~ Yashika Manchanda
In recent times, many public figures were charged of Sedition. Most of you surely had heard about the Journalist Vinod Dua case of Sedition. Firstly, Sedition is basically any statement, gesture or act against the current government of a nation. Sedition is defined under Section 124 A of the Indian Penal Code, 1860 which states – “ Whoever, by words, either spoken or written, or by signs, or by visible representation, or otherwise, brings or attempts to bring into hatred or contempt, or excites or attempts to excite disaffection towards, the Government established by law in [India], shall be punished with [imprisonment for life], to which fine may be added, or with imprisonment which may extend to three years, to which fine may be added, or with fine”.
ORIGIN OF SEDITION
The Indian Penal Code, 1860 is a law made at a time when Britishers used to rule in India and we are still following the same law today. Even there are other countries who are the following the same law as of India because Lord Macaulay had drafted it so well. But the provision of sedition was added in 1870 by Sir James Stephen. Maybe it was needed at that point of time for the smooth functioning of the country by the British Government.
WHY IT IS STILL PREVAILING?
The offence of Sedition is still prevailing where we have a democratic nation and liberty to speech as our fundamental right. As we know that our Country is a secular nation and the government can comprise of a leader belonging to only one religion at a time. Nobody has more than one religion, either people convert to other religion or follow no religion. The people not belonging to the religion of the leader, might misunderstand the ideas or schemes of the Government and can spread hatred against the government and a situation of communal crises is possible.

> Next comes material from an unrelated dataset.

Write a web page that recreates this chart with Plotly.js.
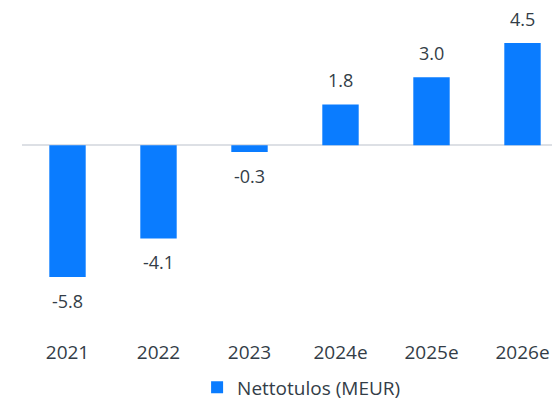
<!DOCTYPE html>
<html>
<head>
<meta charset="utf-8">
<script src="https://cdn.plot.ly/plotly-3.0.1.min.js"></script>
<style>
  html, body { margin: 0; padding: 0; overflow: hidden; background: #fff; }
  #plotArea { width: 568px; height: 401px; }
</style>
</head>
<body>
<div id="plotArea"></div>
<script>
// Nettotulos (MEUR)
var years = ["2021", "2022", "2023", "2024e", "2025e", "2026e"];
var netIncome = [-5.8, -4.1, -0.3, 1.8, 3.0, 4.5];
var seriesName = "Nettotulos (MEUR)";

var textColor = "#333d47";
var barColor = "#0a7cff";

var trace = {
    x: years,
    y: netIncome,
    type: "bar",
    name: seriesName,
    marker: { color: barColor },
    hoverinfo: "x+y"
};

// value labels, a bit further from the bar than plotly's own outside text
// (category axis -> annotation x is the category index)
var labels = years.map(function (yr, i) {
    var v = netIncome[i];
    return {
        x: i,
        y: v,
        text: v.toFixed(1),
        showarrow: false,
        yanchor: "middle",
        yshift: v >= 0 ? 24 : -24,
        font: { size: 18, color: textColor }
    };
});

var layout = {
    width: 568,
    height: 401,
    margin: { l: 22, r: 0, t: 9, b: 74, autoexpand: false },
    paper_bgcolor: "#fff",
    plot_bgcolor: "#fff",
    font: { family: "'Open Sans', sans-serif", size: 18, color: textColor },
    bargap: 0.6,
    showlegend: true,
    legend: {
        orientation: "h",
        xref: "container",
        yref: "container",
        x: 0.347,
        xanchor: "left",
        y: 0.034,
        yanchor: "middle",
        font: { size: 19, color: textColor }
    },
    xaxis: {
        type: "category",
        range: [-0.5, years.length - 0.5],
        automargin: false,
        showgrid: false,
        showline: false,
        ticks: "",
        ticklabelstandoff: 12,
        tickfont: { size: 19, color: textColor }
    },
    yaxis: {
        range: [-8, 6],
        automargin: false,
        showgrid: false,
        showticklabels: false,
        zeroline: true,
        zerolinecolor: "#dde0e5",
        zerolinewidth: 2
    },
    annotations: labels
};

Plotly.newPlot("plotArea", [trace], layout, { displayModeBar: false, staticPlot: true });
</script>
</body>
</html>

Maybe this is the reason behind the prevalence of the offence of sedition in today’s era. In order to maintain peace in the nation, it is necessary. But at the same time, the Government should be open to positive criticism also.
THE SUPREME COURT in Kedarnath v. State of Bihar (1962), said that any person can be prosecuted for the offence of Sedition only when his/her words are capable enough to disturb the peace in order to incite for violence.
The SC stated very well in the light of the offence of sedition. If the Government is not open for the positive criticism then there is no difference between pre and post Independence times. But it is unlikely that the section will repeal soon or any clause is added to that. However, the offence of sedition should not be used as a method to take the right to speech from the citizens.